Before California and Quebec could share a market, they had identical homework to do: pass the legislation necessary to link up, standardize auction prices, and set the exchange rate for the auctions. Every word of every regulation had to be scrutinized and evaluated with an eye toward two different languages, two different constitutions, and two different sets of federal laws. “We define[d] those things that need to be identical, those that need to be harmonized but not identical, and those things that are not needed to be harmonized,” Gibbs said.
The market is otherwise fairly traditional. California and Quebec hold an auction for “allowances,” each of which permits its owner to emit one ton of carbon. The governments set their minimum, or reserve, price, and only sell a limited number of them to registered buyers, including members of the regulated industries. Each year, the number of allowances drops by about 3 percent while the reserve price rises, creating incentives for companies to cut down on emissions. At the same time, companies who have made additional cuts can sell their surplus allowances on the trading platform to others at market rates, which are often much higher than auction prices. They can then use those funds for bigger carbon cuts, leading to more sales of their surpluses and even more money.
California’s cap-and-trade program has had its setbacks. The state’s Chamber of Commerce filed a lawsuit four years ago alleging that it was an unconstitutional tax on businesses, as it was passed without a legislative supermajority. Until a state appeals-court victory for the program in June, the lawsuit had “been a cloud over the state’s efforts to fight global warming,” the Los Angeles Times reported. In part to prevent an unfavorable opinion from the California Supreme Court, the legislature just passed a new, sweeping authorization of the program, extending it to 2030. This latest authorization had a supermajority, and is thus insulated from those legal challenges.
That’s important, because the market has had growing pains in California. While it has been successful in lowering emissions, few allowances were sold for several years. For instance, in the May 2016 auction, a little more than 10 percent were sold, and the market price did not go above the floor price. This translated to less money than expected for the programs that cap-and-trade was supposed to fund. In part, the Chamber of Commerce lawsuit cast doubt on the future of the market, and made businesses wary of spending money on allowances for a program that could be considered unconstitutional. Indeed, when the most recent auction took place after a favorable oral argument in the lawsuit, current allowances sold out, and the average auction price climbed above the floor price.

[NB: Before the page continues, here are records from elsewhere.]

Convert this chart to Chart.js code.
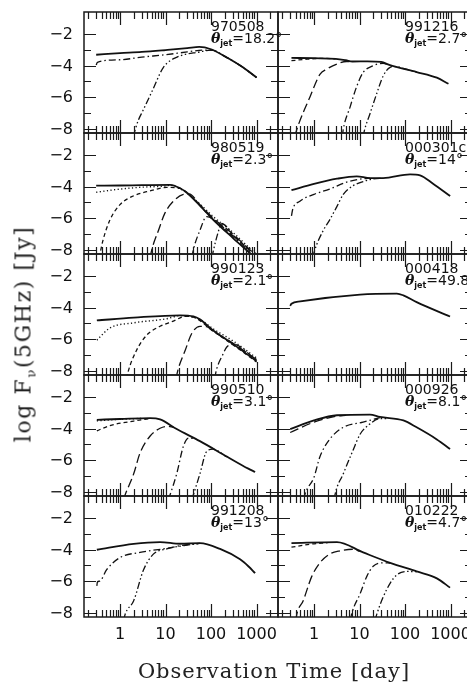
<!DOCTYPE html>
<html>
<head>
<meta charset="utf-8">
<script src="https://cdn.jsdelivr.net/npm/chart.js@4.4.1/dist/chart.umd.min.js"></script>
<style>
  body { margin: 0; width: 467px; height: 690px; overflow: hidden; background: #fff; position: relative; }
  canvas { position: absolute; left: 0; top: 0; }
  .tag { position: absolute; font: 14px "DejaVu Sans", sans-serif; line-height: 12px; color: #111; white-space: nowrap; }
  .tag i { font-family: "DejaVu Serif", serif; font-weight: bold; }
  .tag sub { font-size: 8px; font-weight: bold; vertical-align: -3px; line-height: 0; }
  .ttl { position: absolute; font: 21px "DejaVu Serif", serif; color: #222; white-space: nowrap; letter-spacing: 1px; }
  .ttl sub { font-size: 13px; vertical-align: -5px; line-height: 0; }
  .ttl.yt { font-size: 22px; letter-spacing: 1.6px; }
</style>
</head>
<body>
<script>
// tick labels
const xTickValues = [1, 10, 100, 1000];
const xTickLabels = ['1', '10', '100', '1000'];
const yTickValues = [-2, -4, -6, -8];
const yTickLabels = ['\u22122', '\u22124', '\u22126', '\u22128'];

// bursts, top-left to bottom-right
const grbNames = ['970508', '991216', '980519', '000301c', '990123', '000418', '990510', '000926', '991208', '010222'];
const thetaJet = ['18.2', '2.7', '2.3', '14', '2.1', '49.8', '3.1', '8.1', '13', '4.7'];

// [time (day), log flux (Jy)]
const grb970508Total = [[0.3,-3.3],[1,-3.2],[3,-3.12],[10,-3.0],[30,-2.88],[55,-2.8],[100,-2.95],[200,-3.4],[500,-4.1],[1000,-4.75]];
const grb970508B = [[0.3,-3.95],[0.32,-3.78],[1,-3.62],[3,-3.45],[10,-3.3],[30,-3.12],[70,-3.0],[100,-3.0],[200,-3.4],[500,-4.1],[1000,-4.75]];
const grb970508C = [[1.95,-8.5],[2.5,-7.5],[3.2,-6.85],[5.3,-5.5],[9,-4.1],[18,-3.45],[57,-3.12],[100,-3.0],[200,-3.4],[500,-4.1],[1000,-4.75]];

const grb991216Total = [[0.32,-3.5],[1,-3.52],[3,-3.56],[5,-3.65],[7,-3.73],[15,-3.72],[30,-3.76],[45,-3.95],[180,-4.4],[500,-4.76],[900,-5.15]];
const grb991216B = [[0.32,-3.68],[0.6,-3.6],[1.5,-3.53],[3,-3.56]];
const grb991216C = [[0.38,-8.5],[0.42,-8.05],[0.82,-5.97],[1.35,-4.55],[1.9,-4.22],[3.2,-3.89],[5.2,-3.73],[7,-3.73]];
const grb991216D = [[4.2,-8.5],[4.4,-8.05],[6.2,-6.63],[8.7,-5.31],[12,-4.43],[20,-4.0],[33,-3.84],[45,-3.95]];
const grb991216E = [[12,-8.5],[13,-8.05],[17,-7.05],[24,-5.75],[33,-4.66],[47,-4.1],[60,-4.05],[100,-4.2],[180,-4.4]];

const grb980519Total = [[0.3,-3.93],[1,-3.92],[3,-3.9],[12.6,-3.88],[21,-4.1],[29,-4.37],[57,-5.2],[112,-6.1],[300,-7.25],[700,-8.2],[1000,-8.6]];
const grb980519B = [[0.3,-4.35],[1,-4.15],[3,-4.03],[10,-3.95],[13,-3.9],[20,-4.1],[30,-4.4],[57,-5.1],[112,-5.9],[300,-6.9],[700,-7.9],[1000,-8.3]];
const grb980519C = [[0.35,-8.5],[0.42,-7.44],[0.6,-6.12],[1,-5.14],[1.95,-4.59],[4.6,-4.26],[10.7,-4.04],[21,-4.1],[30,-4.38],[57,-5.2],[112,-6.1],[300,-7.1],[700,-8.0]];
const grb980519D = [[4.6,-8.5],[5,-8.0],[7,-6.78],[9.7,-5.68],[14.9,-4.92],[24.7,-4.48],[33,-4.45],[57,-5.15],[112,-6.0],[300,-7.0],[700,-8.0],[1000,-8.4]];
const grb980519E = [[38,-8.5],[41,-8.0],[57,-6.78],[80,-5.9],[110,-6.05],[300,-7.15],[700,-8.1]];
const grb980519F = [[105,-8.5],[112,-8.1],[140,-7.0],[171,-6.34],[230,-6.6],[300,-7.05],[700,-8.0]];

const grb000301cTotal = [[0.32,-4.22],[1,-3.82],[3.2,-3.49],[8.7,-3.34],[17,-3.45],[33,-3.45],[129,-3.21],[214,-3.27],[420,-3.82],[980,-4.59]];
const grb000301cB = [[0.32,-5.86],[0.34,-5.45],[0.49,-4.92],[1,-4.48],[2.2,-4.15],[5.2,-3.71],[12,-3.49],[17,-3.45]];
const grb000301cC = [[0.95,-8.5],[1,-8.2],[1.6,-6.78],[2.2,-6.12],[3.2,-5.25],[4.4,-4.48],[7.3,-3.93],[12,-3.67],[20,-3.5],[33,-3.45]];

const grb990123Total = [[0.31,-4.81],[2,-4.63],[21,-4.48],[41,-4.55],[57,-4.74],[112,-5.45],[300,-6.3],[1000,-7.4]];
const grb990123B = [[0.31,-6.06],[0.6,-5.29],[2,-4.96],[10.6,-4.7],[21,-4.5],[57,-4.75],[112,-5.35],[300,-6.1],[1000,-7.2]];
const grb990123C = [[1.4,-8.5],[1.5,-8.1],[2.3,-6.72],[3.9,-5.73],[7.6,-5.18],[14.9,-4.85],[27,-4.55],[41,-4.6],[112,-5.5],[300,-6.35],[1000,-7.45]];
const grb990123D = [[17,-8.5],[19,-7.9],[27,-6.72],[38,-5.62],[57,-5.18],[80,-5.2],[112,-5.5],[300,-6.25],[1000,-7.3]];
const grb990123E = [[120,-8.5],[133,-7.9],[180,-7.0],[222,-6.5],[300,-6.3],[1000,-7.35]];

const grb000418Total = [[0.3,-3.88],[0.32,-3.75],[0.5,-3.6],[10.3,-3.16],[66,-3.1],[92,-3.21],[180,-3.64],[975,-4.56]];

const grb990510Total = [[0.31,-3.43],[1,-3.38],[4.6,-3.32],[7.6,-3.4],[17.6,-4.02],[57,-4.79],[222,-5.77],[660,-6.54],[930,-6.75]];
const grb990510B = [[0.31,-3.5],[1,-3.4],[3,-3.34]];
const grb990510C = [[0.31,-4.13],[0.6,-3.8],[2,-3.51],[4.6,-3.35]];
const grb990510D = [[1.2,-8.5],[1.3,-8.2],[2,-6.87],[2.75,-5.55],[4.6,-4.46],[7.6,-3.97],[11,-3.85],[15,-3.9]];
const grb990510E = [[11.5,-8.5],[12.6,-8.2],[17.6,-6.87],[24.7,-5.12],[32,-4.6],[45,-4.63]];
const grb990510F = [[38,-8.5],[41,-8.2],[57,-6.87],[80,-5.45],[110,-5.3],[222,-5.8]];

const grb000926Total = [[0.3,-4.02],[1,-3.47],[3.2,-3.14],[17,-3.1],[28,-3.25],[92,-3.47],[180,-3.91],[500,-4.68],[975,-5.29]];
const grb000926B = [[0.3,-4.24],[1,-3.58],[3.2,-3.2],[5,-3.15]];
const grb000926C = [[0.6,-8.5],[0.63,-8.2],[1,-7.09],[1.35,-5.78],[2.2,-4.68],[4.4,-3.91],[12,-3.58],[28,-3.3]];
const grb000926D = [[2.8,-8.5],[2.9,-8.2],[4.4,-6.87],[7.3,-5.33],[10.3,-4.35],[17,-3.69],[28,-3.35],[40,-3.35]];

const grb991208Total = [[0.31,-4.0],[2,-3.62],[7.6,-3.51],[21,-3.62],[57,-3.58],[158,-3.95],[434,-4.61],[660,-5.05],[930,-5.49]];
const grb991208B = [[0.31,-6.3],[0.32,-6.04],[0.36,-6.0],[0.51,-5.27],[1,-4.5],[2.75,-4.17],[10.6,-3.91],[30,-3.67],[57,-3.6]];
const grb991208C = [[1.2,-8.5],[1.3,-8.1],[2,-7.24],[3.3,-5.27],[5.4,-4.28],[10.6,-3.95],[30,-3.7],[57,-3.6]];

const grb010222Total = [[0.32,-3.58],[3.2,-3.51],[12,-4.17],[47,-4.83],[180,-5.38],[500,-5.82],[975,-6.41]];
const grb010222B = [[0.32,-3.84],[0.8,-3.65],[2,-3.55]];
const grb010222C = [[0.4,-8.5],[0.42,-8.1],[0.58,-7.24],[0.89,-5.71],[1.35,-4.83],[2.2,-4.28],[3.7,-4.07],[7,-3.97],[10,-4.08]];
const grb010222D = [[6.3,-8.5],[6.7,-8.1],[10.3,-6.8],[14.4,-5.71],[20,-5.05],[33,-4.83],[47,-4.85]];
const grb010222E = [[22,-8.5],[24,-8.1],[33,-7.02],[47,-6.14],[66,-5.6],[109,-5.38],[180,-5.4]];

const panelCurves = [
  [['solid', grb970508Total], ['dashdot', grb970508B], ['dashdotdot', grb970508C]],
  [['solid', grb991216Total], ['dash', grb991216B], ['long', grb991216C], ['dashdot', grb991216D], ['dashdotdot', grb991216E]],
  [['solid', grb980519Total], ['dot', grb980519B], ['dash', grb980519C], ['long', grb980519D], ['dashdot', grb980519E], ['dashdotdot', grb980519F]],
  [['solid', grb000301cTotal], ['dashdot', grb000301cB], ['dashdotdot', grb000301cC]],
  [['solid', grb990123Total], ['dot', grb990123B], ['dash', grb990123C], ['long', grb990123D], ['dashdot', grb990123E]],
  [['solid', grb000418Total]],
  [['solid', grb990510Total], ['dot', grb990510B], ['dash', grb990510C], ['long', grb990510D], ['dashdot', grb990510E], ['dashdotdot', grb990510F]],
  [['solid', grb000926Total], ['long', grb000926B], ['dashdot', grb000926C], ['dashdotdot', grb000926D]],
  [['solid', grb991208Total], ['dashdot', grb991208B], ['dashdotdot', grb991208C]],
  [['solid', grb010222Total], ['dash', grb010222B], ['long', grb010222C], ['dashdot', grb010222D], ['dashdotdot', grb010222E]]
];

// layout
const W = 480, H = 690;
const colLeft = [84, 278], colWidth = 194;
const rowTop = [12, 133, 254, 375, 496], rowHeight = 121;
const tMin = 0.162, tMax = 2960;
const fMin = -8.28, fMax = -0.58;

const lineStyles = {
  solid:      { w: 1.8, dash: [] },
  dot:        { w: 1.4, dash: [1.2, 2.4] },
  dash:       { w: 1.3, dash: [4, 3] },
  long:       { w: 1.3, dash: [9, 4] },
  dashdot:    { w: 1.3, dash: [7, 3, 1.5, 3] },
  dashdotdot: { w: 1.3, dash: [7, 2.5, 1.5, 2.5, 1.5, 2.5] }
};

// frame with inward ticks on all four sides, plus tick labels
const framePlugin = {
  id: 'frame',
  afterDatasetsDraw(chart, args, opts) {
    const ctx = chart.ctx, a = chart.chartArea;
    const xs = chart.scales.x, ys = chart.scales.y;
    ctx.save();
    ctx.strokeStyle = '#1a1a1a';
    ctx.lineWidth = 1.5;
    ctx.strokeRect(a.left, a.top, a.right - a.left, a.bottom - a.top);
    ctx.lineWidth = 1.2;
    ctx.beginPath();
    for (let d = -1; d <= 3; d++) {
      for (let m = 1; m <= 9; m++) {
        const v = m * Math.pow(10, d);
        if (v < tMin || v > tMax) continue;
        const px = Math.round(xs.getPixelForValue(v)) + 0.5;
        const len = m === 1 ? 13 : 7;
        ctx.moveTo(px, a.bottom); ctx.lineTo(px, a.bottom - len);
        ctx.moveTo(px, a.top); ctx.lineTo(px, a.top + len);
      }
    }
    for (let v = -8; v <= -2; v++) {
      const py = Math.round(ys.getPixelForValue(v)) + 0.5;
      const len = v % 2 === 0 ? 12 : 7;
      ctx.moveTo(a.left, py); ctx.lineTo(a.left + len, py);
      ctx.moveTo(a.right, py); ctx.lineTo(a.right - len, py);
    }
    ctx.stroke();

    ctx.fillStyle = '#111';
    ctx.font = '16px "DejaVu Sans"';
    if (opts.yLabels) {
      ctx.textAlign = 'right';
      ctx.textBaseline = 'middle';
      yTickValues.forEach((v, i) => ctx.fillText(yTickLabels[i], a.left - 11, ys.getPixelForValue(v) + 1));
    }
    if (opts.xLabels) {
      ctx.textAlign = 'center';
      ctx.textBaseline = 'middle';
      xTickValues.forEach((v, i) => ctx.fillText(xTickLabels[i], xs.getPixelForValue(v), a.bottom + 18));
    }
    ctx.restore();
  }
};

panelCurves.forEach((curves, i) => {
  const col = i % 2, row = Math.floor(i / 2);
  const left = colLeft[col], top = rowTop[row];

  const canvas = document.createElement('canvas');
  canvas.width = W;
  canvas.height = H;
  document.body.appendChild(canvas);

  new Chart(canvas, {
    type: 'line',
    data: {
      datasets: curves.map(([style, pts]) => ({
        data: pts.map(p => ({ x: p[0], y: p[1] })),
        borderColor: '#111',
        borderWidth: lineStyles[style].w,
        borderDash: lineStyles[style].dash,
        pointRadius: 0,
        fill: false,
        cubicInterpolationMode: 'monotone',
        clip: 0
      }))
    },
    options: {
      responsive: false,
      animation: false,
      events: [],
      layout: { padding: { left: left, top: top, right: W - left - colWidth, bottom: H - top - rowHeight } },
      plugins: {
        legend: { display: false },
        tooltip: { enabled: false },
        frame: { yLabels: col === 0, xLabels: row === 4 }
      },
      scales: {
        x: { type: 'logarithmic', min: tMin, max: tMax, display: false },
        y: { type: 'linear', min: fMin, max: fMax, display: false }
      }
    },
    plugins: [framePlugin]
  });

  const tag = document.createElement('div');
  tag.className = 'tag';
  tag.style.left = (left + colWidth - 67) + 'px';
  tag.style.top = (top + 8) + 'px';
  tag.innerHTML = grbNames[i] + '<br><i>\u03b8</i><sub>jet</sub>=' + thetaJet[i] + '\u00b0';
  document.body.appendChild(tag);
});

// axis titles
const xTitle = document.createElement('div');
xTitle.className = 'ttl';
xTitle.textContent = 'Observation Time [day]';
xTitle.style.left = '274px';
xTitle.style.top = '671px';
xTitle.style.transform = 'translate(-50%, -50%)';
document.body.appendChild(xTitle);

const yTitle = document.createElement('div');
yTitle.className = 'ttl yt';
yTitle.innerHTML = 'log F<sub>\u03bd</sub>(5GHz) [Jy]';
yTitle.style.left = '23px';
yTitle.style.top = '334px';
yTitle.style.transform = 'translate(-50%, -50%) rotate(-90deg)';
document.body.appendChild(yTitle);
</script>
</body>
</html>
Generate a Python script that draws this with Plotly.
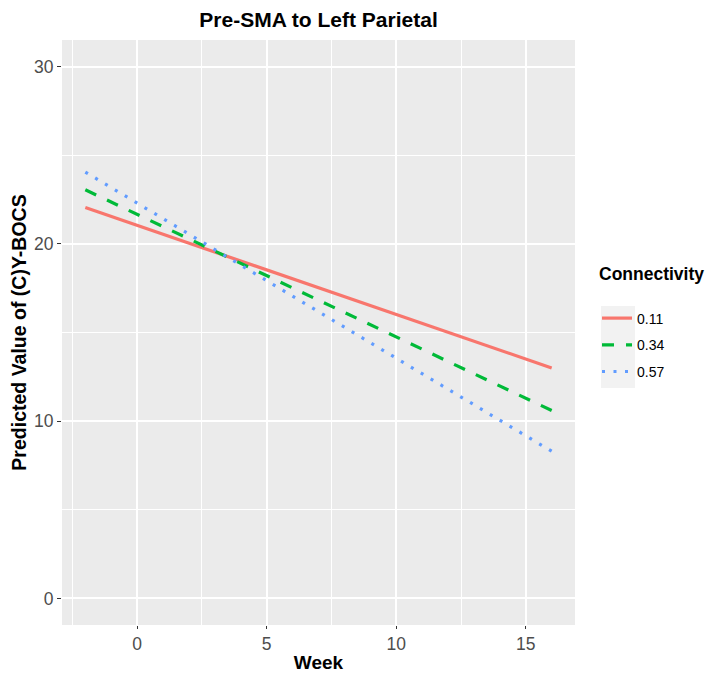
import plotly.graph_objects as go

weeks = [-2, 16]
connectivity = ["0.11", "0.34", "0.57"]
pred_011 = [22.05, 13.0]
pred_034 = [23.05, 10.6]
pred_057 = [24.05, 8.3]

x_ticks = [0, 5, 10, 15]
y_ticks = [0, 10, 20, 30]

series = [pred_011, pred_034, pred_057]
colors = ["#F8766D", "#00BA38", "#619CFF"]
dashes = ["solid", "12px,12px", "3px,8.5px"]

# page body has an 8px margin, so the figure is drawn 8px in from the window edge
OFF = 8
W, H = 713 - OFF, 677 - OFF
L, R, T, B = 62 - OFF, 575 - OFF, 40 - OFF, 625 - OFF
pw, ph = R - L, B - T


def px_x(p):
    return (p - OFF - L) / pw


def px_y(p):
    return (B - (p - OFF)) / ph


fig = go.Figure()
for name, vals, c, d in zip(connectivity, series, colors, dashes):
    fig.add_trace(go.Scatter(x=weeks, y=vals, mode="lines", name=name, legendgroup=name,
                             line=dict(color=c, width=3.2, dash=d)))

font_family = "Liberation Sans, Arial, sans-serif"
fig.add_shape(type="rect", xref="paper", yref="paper",
              x0=px_x(601), x1=px_x(635), y0=px_y(388), y1=px_y(306),
              fillcolor="#F2F2F2", line=dict(width=0), layer="below")

fig.update_layout(
    width=W, height=H,
    margin=dict(l=L, r=W - R, t=T, b=H - B, autoexpand=False),
    paper_bgcolor="white",
    plot_bgcolor="#EBEBEB",
    font=dict(family=font_family, color="#000000"),
    title=dict(text="<b>Pre-SMA to Left Parietal</b>", x=(L + R) / 2 / W, xanchor="center",
               y=1 - (20 - OFF) / H, yanchor="middle", font=dict(size=21, color="black")),
    showlegend=True,
    legend=dict(x=px_x(597), xanchor="left", y=px_y(257), yanchor="top",
                bgcolor="rgba(0,0,0,0)",
                title=dict(text="<b>Connectivity</b><br> ", font=dict(size=17.5, color="black")),
                font=dict(size=14, color="black"),
                tracegroupgap=5.5, itemwidth=30),
    xaxis=dict(range=[-2.9, 16.9], tickvals=x_ticks, ticks="outside", ticklen=3,
               tickcolor="#333333", tickfont=dict(size=17.5, color="#4D4D4D"),
               showgrid=True, gridcolor="white", gridwidth=1.6, zeroline=False,
               minor=dict(dtick=2.5, showgrid=True, gridcolor="white", gridwidth=0.7),
               title=dict(text="<b>Week</b>", font=dict(size=19, color="black"), standoff=2),
               showline=False, automargin=False),
    yaxis=dict(range=[-1.5, 31.5], tickvals=y_ticks, ticks="outside", ticklen=4,
               tickcolor="#333333", tickfont=dict(size=17.5, color="#4D4D4D"),
               showgrid=True, gridcolor="white", gridwidth=1.6, zeroline=False,
               minor=dict(dtick=5, showgrid=True, gridcolor="white", gridwidth=0.7),
               title=dict(text="<b>Predicted Value of (C)Y-BOCS</b>", font=dict(size=19.5, color="black"), standoff=3),
               showline=False, automargin=False),
)

fig.write_html("out.html")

California’s participation in WCI, Inc. could suggest the state has a climate-related foreign policy that’s parallel to, and perhaps even competitive with, that of the federal government. Gibbs and others are quick to point out that the company itself creates no policy, and that “we each run our own programs with our own authority and own statutes and regulations.” Had they instead signed a formal accord binding California to Quebec, the program could theoretically be found in violation of the Constitution’s treaty clause—so California’s representatives are adamant that’s not what this is.
Nevertheless, the fact remains that they have created an international agreement—one with specific climate-change mitigation goals, but without national governments’ support. In effect if not in intention, the program does set states and provinces up to engage in a parallel foreign policy. The governments involved, for example, standardized their regulations—an important process nations use in international regulation policy, said Jean Galbraith, professor of public international law at the University of Pennsylvania. “That goes on all the time between our federal agencies and other entities abroad,” she noted. Even though states have often been players in international standardization—including in the insurance industry—they usually have federal support. WCI, Inc. represents something different.
Galbraith said states have a lot more flexibility forming transnational agreements than it may seem. “Because getting international agreements through Congress is so challenging … we see a world in which state action internationally is tolerated,” she said. “These are things that reflect a pragmatic need.”
Galbraith noted that it isn’t necessarily a problem if California’s approach does compete with federal policies, though there is a small risk a hostile Congress or executive branch could try to intervene. “When you’re operating in these separation-of-powers areas generally, and where the Supreme Court has stayed out of these issues, there is a considerable zone of uncertainty,” she said. That “allows states to take advantage of this uncertainty, but creates the possibility for things to move quickly if the courts enter.”
The bigger risk to the corporation’s survival comes from the participants themselves. Though none have signaled that they plan to pull out, the loss of a participant would weaken the agreement and the market. New Mexico had agreed to the same emissions-reduction framework that California did roughly 10 years ago, but Susana Martinez, the Republican governor, abandoned it before WCI, Inc. was incorporated. That risk could be amplified if California’s new, more stringent emissions standards make others hesitant to adopt them.
Despite these challenges, federal inaction may encourage more states to jump in anyway. Gibbs said that creating “a tool that works well and that others would want to use” had always been the goal. “By creating a system that is plug-in ready,” he said, “it enables additional jurisdictions to join in and take more aggressive climate action.”
The time may be right for it, particularly for those involved in the U.S. Climate Alliance, which has swelled to more than a dozen states. Massachusetts, for example, could position itself to link up with WCI, Inc. It joined the alliance in early June, and its state Senate is considering an ambitious carbon cap-and-trade market. The state seems to align with others in the corporation: Its proposed carbon price is similar to California’s, and it would gain the same benefit of a larger market that Quebec has.
For Climate Alliance states like Washington and New York, whose planning is far less advanced than Massachusetts’s, they may need to decide whether verbal commitments are enough to uphold the goals of the Paris agreement, or if additional steps are necessary. Case puts it bluntly: Joining an organization like WCI, Inc. means “we can do things at the state level no matter what Washington does.”